SUPPLIED INFORMATION —
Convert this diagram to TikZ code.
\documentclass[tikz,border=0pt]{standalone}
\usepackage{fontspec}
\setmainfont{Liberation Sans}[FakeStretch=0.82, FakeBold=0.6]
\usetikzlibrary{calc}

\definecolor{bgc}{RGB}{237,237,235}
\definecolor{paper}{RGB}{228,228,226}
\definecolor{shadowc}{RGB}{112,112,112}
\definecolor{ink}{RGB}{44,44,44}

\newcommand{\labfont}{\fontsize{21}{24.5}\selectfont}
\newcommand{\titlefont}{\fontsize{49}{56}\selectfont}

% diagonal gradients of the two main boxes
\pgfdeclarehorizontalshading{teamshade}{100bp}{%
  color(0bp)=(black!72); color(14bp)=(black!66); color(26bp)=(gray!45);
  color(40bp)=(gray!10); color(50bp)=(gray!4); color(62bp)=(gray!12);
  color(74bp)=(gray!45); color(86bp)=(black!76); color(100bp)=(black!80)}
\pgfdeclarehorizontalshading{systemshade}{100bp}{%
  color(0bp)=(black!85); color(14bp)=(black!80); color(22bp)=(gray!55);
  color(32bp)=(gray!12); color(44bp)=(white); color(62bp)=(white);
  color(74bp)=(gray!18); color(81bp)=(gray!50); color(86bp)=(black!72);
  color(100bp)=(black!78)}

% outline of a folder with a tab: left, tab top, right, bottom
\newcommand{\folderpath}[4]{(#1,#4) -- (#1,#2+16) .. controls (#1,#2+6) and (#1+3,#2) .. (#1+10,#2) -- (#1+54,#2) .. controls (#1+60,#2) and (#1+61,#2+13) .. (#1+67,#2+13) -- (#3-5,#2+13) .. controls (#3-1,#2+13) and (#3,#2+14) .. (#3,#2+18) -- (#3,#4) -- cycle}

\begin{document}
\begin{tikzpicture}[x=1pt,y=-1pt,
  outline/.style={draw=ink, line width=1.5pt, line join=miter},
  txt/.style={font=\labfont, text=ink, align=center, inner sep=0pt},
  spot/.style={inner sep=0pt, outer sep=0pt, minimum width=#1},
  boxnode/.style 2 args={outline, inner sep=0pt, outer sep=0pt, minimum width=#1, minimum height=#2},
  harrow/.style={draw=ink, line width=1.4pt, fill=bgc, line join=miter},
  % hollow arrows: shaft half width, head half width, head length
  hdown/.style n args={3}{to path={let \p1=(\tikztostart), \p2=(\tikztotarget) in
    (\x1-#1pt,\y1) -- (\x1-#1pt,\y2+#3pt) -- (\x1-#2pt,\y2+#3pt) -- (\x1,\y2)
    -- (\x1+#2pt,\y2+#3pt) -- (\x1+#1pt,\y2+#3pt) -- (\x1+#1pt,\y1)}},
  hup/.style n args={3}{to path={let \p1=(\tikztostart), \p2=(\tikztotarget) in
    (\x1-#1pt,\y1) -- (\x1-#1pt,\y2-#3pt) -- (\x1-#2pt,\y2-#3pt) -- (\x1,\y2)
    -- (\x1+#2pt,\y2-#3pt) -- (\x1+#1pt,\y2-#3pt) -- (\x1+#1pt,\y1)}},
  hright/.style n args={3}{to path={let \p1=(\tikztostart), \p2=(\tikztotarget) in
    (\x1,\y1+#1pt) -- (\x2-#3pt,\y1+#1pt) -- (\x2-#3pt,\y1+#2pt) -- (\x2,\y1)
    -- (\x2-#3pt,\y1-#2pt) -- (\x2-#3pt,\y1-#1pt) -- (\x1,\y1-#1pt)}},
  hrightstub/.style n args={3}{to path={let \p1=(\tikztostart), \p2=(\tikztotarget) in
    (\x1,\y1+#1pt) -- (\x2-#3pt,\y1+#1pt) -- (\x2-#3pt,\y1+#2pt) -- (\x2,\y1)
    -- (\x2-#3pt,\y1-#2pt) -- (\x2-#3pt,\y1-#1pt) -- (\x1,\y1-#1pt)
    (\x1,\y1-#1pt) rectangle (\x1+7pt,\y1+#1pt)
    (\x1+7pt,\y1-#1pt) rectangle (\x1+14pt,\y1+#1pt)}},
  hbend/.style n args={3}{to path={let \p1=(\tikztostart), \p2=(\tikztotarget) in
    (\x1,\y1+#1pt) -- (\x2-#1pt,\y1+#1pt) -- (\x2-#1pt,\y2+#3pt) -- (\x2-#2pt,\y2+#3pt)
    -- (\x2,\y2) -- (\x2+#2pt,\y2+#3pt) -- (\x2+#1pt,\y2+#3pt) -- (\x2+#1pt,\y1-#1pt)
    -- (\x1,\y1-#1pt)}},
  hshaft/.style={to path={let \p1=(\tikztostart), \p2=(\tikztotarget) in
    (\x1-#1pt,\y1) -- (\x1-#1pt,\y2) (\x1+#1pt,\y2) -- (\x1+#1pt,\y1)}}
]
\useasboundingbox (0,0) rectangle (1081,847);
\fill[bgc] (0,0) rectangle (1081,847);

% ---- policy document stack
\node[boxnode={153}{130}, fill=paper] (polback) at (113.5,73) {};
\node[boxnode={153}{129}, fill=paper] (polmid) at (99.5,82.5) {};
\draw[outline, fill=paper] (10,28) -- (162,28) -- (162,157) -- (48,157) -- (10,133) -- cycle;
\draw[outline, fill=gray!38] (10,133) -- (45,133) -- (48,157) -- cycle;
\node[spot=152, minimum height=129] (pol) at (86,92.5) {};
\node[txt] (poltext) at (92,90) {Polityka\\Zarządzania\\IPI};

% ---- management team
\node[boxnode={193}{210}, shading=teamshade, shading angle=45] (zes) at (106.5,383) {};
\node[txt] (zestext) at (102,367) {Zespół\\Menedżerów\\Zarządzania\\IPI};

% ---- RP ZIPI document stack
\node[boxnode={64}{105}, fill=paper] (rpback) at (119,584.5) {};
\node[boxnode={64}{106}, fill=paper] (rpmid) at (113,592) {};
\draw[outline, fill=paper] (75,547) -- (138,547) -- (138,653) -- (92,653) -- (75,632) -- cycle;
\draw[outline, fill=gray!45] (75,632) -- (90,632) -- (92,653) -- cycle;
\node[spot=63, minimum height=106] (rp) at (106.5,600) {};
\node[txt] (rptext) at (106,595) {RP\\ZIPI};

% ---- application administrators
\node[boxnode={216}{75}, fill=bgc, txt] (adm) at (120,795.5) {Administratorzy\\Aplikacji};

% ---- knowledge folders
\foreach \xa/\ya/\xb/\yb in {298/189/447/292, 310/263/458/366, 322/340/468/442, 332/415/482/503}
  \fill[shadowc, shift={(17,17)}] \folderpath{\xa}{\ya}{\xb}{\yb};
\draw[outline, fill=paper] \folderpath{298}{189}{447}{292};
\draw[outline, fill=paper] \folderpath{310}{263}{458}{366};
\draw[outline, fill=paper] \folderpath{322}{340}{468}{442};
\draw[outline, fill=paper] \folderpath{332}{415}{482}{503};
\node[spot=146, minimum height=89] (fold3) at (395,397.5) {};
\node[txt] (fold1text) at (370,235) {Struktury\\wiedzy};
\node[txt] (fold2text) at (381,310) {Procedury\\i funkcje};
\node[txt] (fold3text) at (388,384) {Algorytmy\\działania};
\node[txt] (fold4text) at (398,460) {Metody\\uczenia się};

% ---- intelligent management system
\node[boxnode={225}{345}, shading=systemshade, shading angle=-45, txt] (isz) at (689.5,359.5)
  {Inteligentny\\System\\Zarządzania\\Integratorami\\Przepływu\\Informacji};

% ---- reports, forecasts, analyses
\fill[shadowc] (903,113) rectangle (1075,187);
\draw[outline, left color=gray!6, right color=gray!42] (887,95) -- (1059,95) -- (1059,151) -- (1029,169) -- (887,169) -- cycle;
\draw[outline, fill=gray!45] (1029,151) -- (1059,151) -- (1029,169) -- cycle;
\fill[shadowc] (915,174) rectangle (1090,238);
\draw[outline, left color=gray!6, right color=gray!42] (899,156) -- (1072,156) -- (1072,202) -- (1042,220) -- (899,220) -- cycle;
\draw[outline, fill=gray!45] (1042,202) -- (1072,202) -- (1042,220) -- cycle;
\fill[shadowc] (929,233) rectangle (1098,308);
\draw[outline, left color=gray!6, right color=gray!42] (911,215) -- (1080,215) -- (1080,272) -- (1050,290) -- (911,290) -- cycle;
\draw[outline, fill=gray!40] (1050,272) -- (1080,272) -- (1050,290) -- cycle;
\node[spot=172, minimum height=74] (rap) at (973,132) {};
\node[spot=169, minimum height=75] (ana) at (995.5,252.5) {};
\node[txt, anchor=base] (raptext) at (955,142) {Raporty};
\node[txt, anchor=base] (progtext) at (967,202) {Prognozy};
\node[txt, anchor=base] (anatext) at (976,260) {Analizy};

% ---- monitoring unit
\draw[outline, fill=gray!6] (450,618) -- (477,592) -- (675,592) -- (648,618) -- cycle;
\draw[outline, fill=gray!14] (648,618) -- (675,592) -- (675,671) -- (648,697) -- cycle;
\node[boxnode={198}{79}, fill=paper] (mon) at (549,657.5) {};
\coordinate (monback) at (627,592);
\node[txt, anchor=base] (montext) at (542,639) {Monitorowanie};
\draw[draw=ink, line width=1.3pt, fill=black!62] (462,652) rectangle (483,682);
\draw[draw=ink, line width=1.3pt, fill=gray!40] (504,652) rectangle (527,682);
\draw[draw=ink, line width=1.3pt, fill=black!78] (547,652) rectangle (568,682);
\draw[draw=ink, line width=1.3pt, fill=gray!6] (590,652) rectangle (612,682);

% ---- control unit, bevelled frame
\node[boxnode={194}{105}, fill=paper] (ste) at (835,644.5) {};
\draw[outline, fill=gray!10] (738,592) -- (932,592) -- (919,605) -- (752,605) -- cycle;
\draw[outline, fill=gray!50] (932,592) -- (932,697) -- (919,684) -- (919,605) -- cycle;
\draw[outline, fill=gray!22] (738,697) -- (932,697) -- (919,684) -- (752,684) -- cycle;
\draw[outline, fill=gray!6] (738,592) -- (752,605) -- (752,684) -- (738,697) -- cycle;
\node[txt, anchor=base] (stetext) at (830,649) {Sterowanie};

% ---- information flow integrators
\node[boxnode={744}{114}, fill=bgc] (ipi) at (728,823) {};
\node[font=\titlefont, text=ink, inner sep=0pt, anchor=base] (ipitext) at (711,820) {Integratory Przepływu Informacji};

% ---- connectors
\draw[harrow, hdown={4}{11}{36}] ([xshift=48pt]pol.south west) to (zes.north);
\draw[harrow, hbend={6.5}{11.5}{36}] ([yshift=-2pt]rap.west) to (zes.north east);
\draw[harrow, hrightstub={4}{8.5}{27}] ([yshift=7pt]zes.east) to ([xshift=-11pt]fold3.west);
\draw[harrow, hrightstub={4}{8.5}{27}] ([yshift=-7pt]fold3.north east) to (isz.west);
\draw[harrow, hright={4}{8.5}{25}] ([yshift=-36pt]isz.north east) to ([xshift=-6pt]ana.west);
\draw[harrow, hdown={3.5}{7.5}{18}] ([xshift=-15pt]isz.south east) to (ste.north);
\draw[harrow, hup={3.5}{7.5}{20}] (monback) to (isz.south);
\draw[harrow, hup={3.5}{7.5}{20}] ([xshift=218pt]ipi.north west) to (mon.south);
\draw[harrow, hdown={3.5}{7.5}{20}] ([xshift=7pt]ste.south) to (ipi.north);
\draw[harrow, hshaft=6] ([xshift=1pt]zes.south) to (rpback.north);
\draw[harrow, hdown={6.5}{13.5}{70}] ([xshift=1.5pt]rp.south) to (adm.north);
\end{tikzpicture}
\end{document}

BRIEF —
Exactly as they stand, set down the lines from the top of the data through the line with "(#1,#2+16) .. controls".

COMPLETE RESPONSE —
Convert this diagram to TikZ code.
\documentclass[tikz,border=0pt]{standalone}
\usepackage{fontspec}
\setmainfont{Liberation Sans}[FakeStretch=0.82, FakeBold=0.6]
\usetikzlibrary{calc}

\definecolor{bgc}{RGB}{237,237,235}
\definecolor{paper}{RGB}{228,228,226}
\definecolor{shadowc}{RGB}{112,112,112}
\definecolor{ink}{RGB}{44,44,44}

\newcommand{\labfont}{\fontsize{21}{24.5}\selectfont}
\newcommand{\titlefont}{\fontsize{49}{56}\selectfont}

% diagonal gradients of the two main boxes
\pgfdeclarehorizontalshading{teamshade}{100bp}{%
  color(0bp)=(black!72); color(14bp)=(black!66); color(26bp)=(gray!45);
  color(40bp)=(gray!10); color(50bp)=(gray!4); color(62bp)=(gray!12);
  color(74bp)=(gray!45); color(86bp)=(black!76); color(100bp)=(black!80)}
\pgfdeclarehorizontalshading{systemshade}{100bp}{%
  color(0bp)=(black!85); color(14bp)=(black!80); color(22bp)=(gray!55);
  color(32bp)=(gray!12); color(44bp)=(white); color(62bp)=(white);
  color(74bp)=(gray!18); color(81bp)=(gray!50); color(86bp)=(black!72);
  color(100bp)=(black!78)}

% outline of a folder with a tab: left, tab top, right, bottom
\newcommand{\folderpath}[4]{(#1,#4) -- (#1,#2+16) .. controls (#1,#2+6) and (#1+3,#2) .. (#1+10,#2) -- (#1+54,#2) .. controls (#1+60,#2) and (#1+61,#2+13) .. (#1+67,#2+13) -- (#3-5,#2+13) .. controls (#3-1,#2+13) and (#3,#2+14) .. (#3,#2+18) -- (#3,#4) -- cycle}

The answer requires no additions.